- Three emergency power projects will add 150MW of new power to the grid before the end of 2023.
- The projects will be based in the Northern Cape and wll each dispatch 50MW of power to the grid each day.
- Eight other projects must still be signed.
Power purchase agreements for three emergency power projects have been signed, ensuring 150MW of new power will be plugged into the grid before the end of next year.
The projects form part of government’s Risk Mitigation Independent Power Producer Procurement Programme (RMIPPPP), an emergency power initiative that was intended to rapidly fill South Africa’s energy gap, but which has faced numerous delays.
Still not signed are eight other projects, including the controversial Karpowership SA projects, that account for 1 220MW of the 1 900MW procurement programme, but which have been unable to obtain the requisite permits.
The power purchase agreements signed at a ceremony hosted by the Independent Power Producers (IPP) Office on Thursday pertain to three hybrid solar and storage projects to be developed by Scatec, a leading renewables company.
All three projects will be based in the Northern Cape, with each intended to dispatch 50MW of power into the grid each day.
Bernard Magoro, head of the IPP Office, said the solution was "one of a kind" and would be the first time South Africa would have dispatchable capacity from renewable technologies.

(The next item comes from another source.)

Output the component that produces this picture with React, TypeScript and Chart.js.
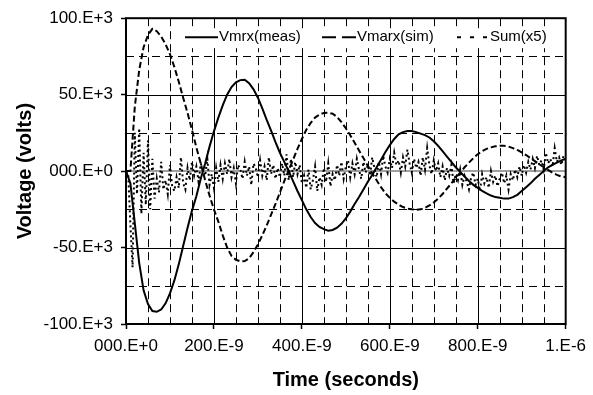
import React, { useEffect, useRef } from "react";
import { Chart, registerables } from "chart.js";

Chart.register(...registerables);

// ---- axis text ----
const X_TICK_LABELS = ["000.E+0", "200.E-9", "400.E-9", "600.E-9", "800.E-9", "1.E-6"];
const Y_TICK_LABELS = ["-100.E+3", "-50.E+3", "000.E+0", "50.E+3", "100.E+3"];
const X_TITLE = "Time (seconds)";
const Y_TITLE = "Voltage (volts)";

// x in nanoseconds, y in kilovolts
const X_MIN = 0;
const X_MAX = 1000;
const X_MAJOR = 200;
const X_MINOR = 50;
const Y_MIN = -100;
const Y_MAX = 100;
const Y_MAJOR = 50;
const Y_MINOR = 25;

// ---- series ----
const LABEL_MEAS = "Vmrx(meas)";
const LABEL_SIM = "Vmarx(sim)";
const LABEL_SUM = "Sum(x5)";

const MEAS_STEP_NS = 10;
const MEAS_KV = [
  0, -8, -34, -60, -78, -87, -91.5, -92, -90.5, -86.5,
  -80, -71.5, -61, -49, -37, -26, -16.5, -5, 5, 16,
  26, 35, 43, 50, 55, 58, 59.5, 59.8, 57.5, 53.5,
  48, 41, 33.5, 26.5, 19, 12, 6, 0, -6.5, -13,
  -19, -25, -30, -34, -36.5, -38, -39, -38.5, -37, -34.5,
  -31, -26.5, -21.5, -17, -12, -7, -2.5, 2.5, 7.5, 12.5,
  17, 21, 24, 25.5, 26.2, 26.2, 25.5, 24.5, 23.5, 22,
  19.5, 16.5, 13, 9.5, 6, 2.5, -0.5, -3.5, -6.5, -9,
  -11, -13, -14.5, -16, -17, -17.5, -18, -18, -17, -15.5,
  -13, -10.5, -8, -5, -2.5, 0, 2.5, 4, 5.5, 7,
  8,
];

const SIM_STEP_NS = 10;
const SIM_KV = [
  0, 0, 42, 66, 81, 89, 93, 91.5, 88, 83,
  76.5, 68, 58.5, 48, 38, 27, 15.5, 5, -6, -16,
  -25, -33, -42, -50, -55.5, -58, -59, -58.8, -57, -53,
  -48, -42, -35.5, -28.5, -21.5, -14, -6.5, 0.5, 7.5, 14.5,
  21, 27, 31.5, 35, 37, 38, 38.2, 37.5, 35.5, 32,
  28, 23.5, 18.5, 13.5, 8.5, 3.5, -1.5, -6, -10.5, -14.5,
  -17.5, -20, -22, -23.5, -24.5, -25, -25.3, -25, -24, -22.5,
  -20.5, -18, -15, -11.5, -8, -4.5, -1, 2.5, 5.5, 8.5,
  11, 13, 14.5, 15.5, 16.2, 16.5, 16.5, 16, 15, 13.8,
  12.2, 10.5, 8.5, 6.5, 4.5, 2.5, 0.8, -1, -2.5, -3.5,
  -4,
];

const SUM_STEP_NS = 5;
const SUM_KV = [
  0, -2, -35, -63, 25, -15, 28, -28, 12, -22,
  20, -25, 8, -18, -5, -14, 6, -12, -6, -15,
  4, -10, -13, -4, -11, 9, -8, -12, 2, -6,
  6, -3, 3, -7, 5, 1, -3, 8, -9, -2,
  -11, 2, -7, 4, -5, 5, -2, 8, -4, 2,
  -8, 4, 1, -5, 6, -3, 3, -9, 5, 2,
  -4, 7, -3, 3, -6, 9, -2, 4, -5, 2,
  -4, 5, -3, 11, -6, 8, -4, 6, -2, 4,
  -8, -3, -11, 1, -12, -6, 3, -13, -4, -9,
  2, -7, 5, -10, -2, -6, 4, -3, 6, -5,
  3, 7, -4, 5, -2, 8, 1, -5, 6, -1,
  4, -3, 9, 2, -4, 6, -2, 10, 3, -1,
  8, 2, 12, 4, 7, -1, 9, 3, 14, 5,
  -1, 8, 2, 6, -3, 9, 1, 15, 4, -2,
  7, 0, 5, -4, 3, -6, 2, -3, 4, -8,
  -2, -6, 1, -9, -3, -7, -12, -4, -1, -9,
  -5, -13, -2, -8, -4, -11, 0, -7, -3, -10,
  -5, -1, -8, -3, -12, -2, -6, 1, -4, 3,
  -3, 4, -1, 6, 1, 8, 2, 10, 4, 7,
  1, 12, 5, 8, 3, 15, 6, 9, 4, 10,
  7,
];

const FONT = "'Liberation Sans', Arial, Helvetica, sans-serif";

const toPoints = (vals: number[], step: number) =>
  vals.map((v, i) => ({ x: i * step, y: v }));

const gridPlugin = {
  id: "excelGrid",
  beforeDatasetsDraw(chart: any) {
    const { ctx, chartArea: a, scales } = chart;
    const xs = scales.x;
    const ys = scales.y;
    ctx.save();
    ctx.beginPath();
    ctx.rect(a.left, a.top, a.right - a.left, a.bottom - a.top);
    ctx.clip();
    const vline = (v: number) => {
      const px = Math.round(xs.getPixelForValue(v)) + 0.5;
      ctx.beginPath();
      ctx.moveTo(px, a.top);
      ctx.lineTo(px, a.bottom);
      ctx.stroke();
    };
    const hline = (v: number) => {
      const py = Math.round(ys.getPixelForValue(v)) + 0.5;
      ctx.beginPath();
      ctx.moveTo(a.left, py);
      ctx.lineTo(a.right, py);
      ctx.stroke();
    };
    ctx.strokeStyle = "#000";
    ctx.lineWidth = 1;
    // minor dashed
    ctx.setLineDash([8, 5]);
    for (let v = X_MIN + X_MINOR; v < X_MAX; v += X_MINOR) if (v % X_MAJOR !== 0) vline(v);
    for (let v = Y_MIN + Y_MINOR; v < Y_MAX; v += Y_MINOR) if (v % Y_MAJOR !== 0) hline(v);
    // major solid
    ctx.setLineDash([]);
    for (let v = X_MIN + X_MAJOR; v < X_MAX; v += X_MAJOR) vline(v);
    for (let v = Y_MIN + Y_MAJOR; v < Y_MAX; v += Y_MAJOR) if (v !== 0) hline(v);
    // zero line (grey)
    ctx.strokeStyle = "#808080";
    ctx.lineWidth = 1.5;
    const pz = ys.getPixelForValue(0);
    ctx.beginPath();
    ctx.moveTo(a.left, pz);
    ctx.lineTo(a.right, pz);
    ctx.stroke();
    ctx.restore();
  },
  afterDatasetsDraw(chart: any) {
    const { ctx, chartArea: a } = chart;
    ctx.save();
    // legend box (no border)
    const ly = a.top + 19;
    ctx.fillStyle = "#fff";
    ctx.fillRect(a.left + 53, a.top + 10, a.right - a.left - 54, 20);
    ctx.strokeStyle = "#000";
    ctx.lineWidth = 2;
    const sample = (x0: number, x1: number, dash: number[]) => {
      ctx.setLineDash(dash);
      ctx.beginPath();
      ctx.moveTo(x0, ly);
      ctx.lineTo(x1, ly);
      ctx.stroke();
    };
    sample(a.left + 59, a.left + 92, []);
    sample(a.left + 196, a.left + 231, [14, 6]);
    sample(a.left + 331, a.left + 362, [4, 9]);
    ctx.setLineDash([]);
    ctx.fillStyle = "#000";
    ctx.font = `15px ${FONT}`;
    ctx.textBaseline = "middle";
    ctx.textAlign = "left";
    ctx.fillText(LABEL_MEAS, a.left + 93, ly);
    ctx.fillText(LABEL_SIM, a.left + 231, ly);
    ctx.fillText(LABEL_SUM, a.left + 364, ly);
    // plot frame
    ctx.lineWidth = 2;
    ctx.strokeRect(a.left, a.top, a.right - a.left, a.bottom - a.top);
    ctx.restore();
  },
};

export default function App() {
  const ref = useRef<HTMLCanvasElement>(null);
  useEffect(() => {
    if (!ref.current) return;
    const chart = new Chart(ref.current, {
      type: "line",
      data: {
        datasets: [
          {
            label: LABEL_MEAS,
            data: toPoints(MEAS_KV, MEAS_STEP_NS),
            borderColor: "#000",
            borderWidth: 2,
            pointRadius: 0,
            fill: false,
          },
          {
            label: LABEL_SIM,
            data: toPoints(SIM_KV, SIM_STEP_NS),
            borderColor: "#000",
            borderWidth: 2,
            borderDash: [6, 3],
            pointRadius: 0,
            fill: false,
          },
          {
            label: LABEL_SUM,
            data: toPoints(SUM_KV, SUM_STEP_NS),
            borderColor: "#000",
            borderWidth: 2,
            borderDash: [2, 3],
            pointRadius: 0,
            fill: false,
          },
        ],
      },
      options: {
        responsive: false,
        devicePixelRatio: 1,
        animation: false,
        events: [],
        layout: { padding: { top: 14, right: 26, left: 0, bottom: 0 } },
        plugins: { legend: { display: false }, tooltip: { enabled: false } },
        scales: {
          x: {
            type: "linear",
            min: X_MIN,
            max: X_MAX,
            afterFit: (s: any) => {
              s.height = 71;
            },
            ticks: {
              stepSize: X_MAJOR,
              autoSkip: false,
              maxRotation: 0,
              padding: 7,
              color: "#000",
              font: { family: FONT, size: 17 },
              callback: (_v: any, i: number) => X_TICK_LABELS[i],
            },
            grid: {
              drawOnChartArea: false,
              drawTicks: true,
              tickLength: 5,
              tickColor: "#000",
              tickWidth: 1.5,
              color: "#000",
            },
            border: { display: false },
            title: {
              display: true,
              text: X_TITLE,
              color: "#000",
              font: { family: FONT, size: 20, weight: "bold" },
              padding: { top: 0, bottom: 3 },
            },
          },
          y: {
            type: "linear",
            min: Y_MIN,
            max: Y_MAX,
            afterFit: (s: any) => {
              s.width = 126;
            },
            ticks: {
              stepSize: Y_MAJOR,
              autoSkip: false,
              padding: 8,
              color: "#000",
              font: { family: FONT, size: 17 },
              callback: (_v: any, i: number) => Y_TICK_LABELS[i],
            },
            grid: {
              drawOnChartArea: false,
              drawTicks: true,
              tickLength: 5,
              tickColor: "#000",
              tickWidth: 1.5,
              color: "#000",
            },
            border: { display: false },
            title: {
              display: true,
              text: Y_TITLE,
              color: "#000",
              font: { family: FONT, size: 20, weight: "bold" },
              padding: { top: 13, bottom: 0 },
            },
          },
        },
      },
      plugins: [gridPlugin],
    } as any);
    return () => chart.destroy();
  }, []);
  return (
    <div style={{ position: "absolute", left: 0, top: 0, width: 593, height: 395, background: "#fff" }}>
      <canvas ref={ref} width={593} height={395} style={{ display: "block", width: 593, height: 395 }} />
    </div>
  );
}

It is also one of the largest, if not the largest, hybrid solar and storage project in the world, he said.
Scatec CEO, Terje Pilskog, said the novel solution would dispatch power between 05:00 and 21:30 each day. The projects, he noted, had competed against all other energy sources and are preferred bids in the programme to use renewable energy only.
As of Thursday, the projects have 60 days to reach financial close. Thereafter, Scatec has 18 months to complete the projects.
Karpowerships 'work very well' - Mantashe
Minerals Resources and Energy Minister Gwede Mantashe said: "The projects that we are signing today are going to make a big contribution." It is, however, not enough, he said, noting that the remaining projects should also be finalised – including the Karpowerships, "which work very well" in other parts of Africa where they are deployed.
Magoro said the IPP Office continued to engage with the other preferred bidders - until Wednesday night, in fact.
"There is still opportunity for further engagement. And we will obviously make an announcement, as soon as developments are clear in terms of where we are headed. But it's in the hands of the bidders and government and ourselves to make sure that we close those projects," he said.
"We want them to close, that's why we selected them."
Mantashe further said government would seek to speed up processes to expedite the delivery of new power into the grid. Eighteen months, he said, is not fast enough.
He also said it has now been formally agreed that the Integrated Resource Plan 2019, South Africa’s electricity Infrastructure roadmap, must be revisited to look beyond 2030.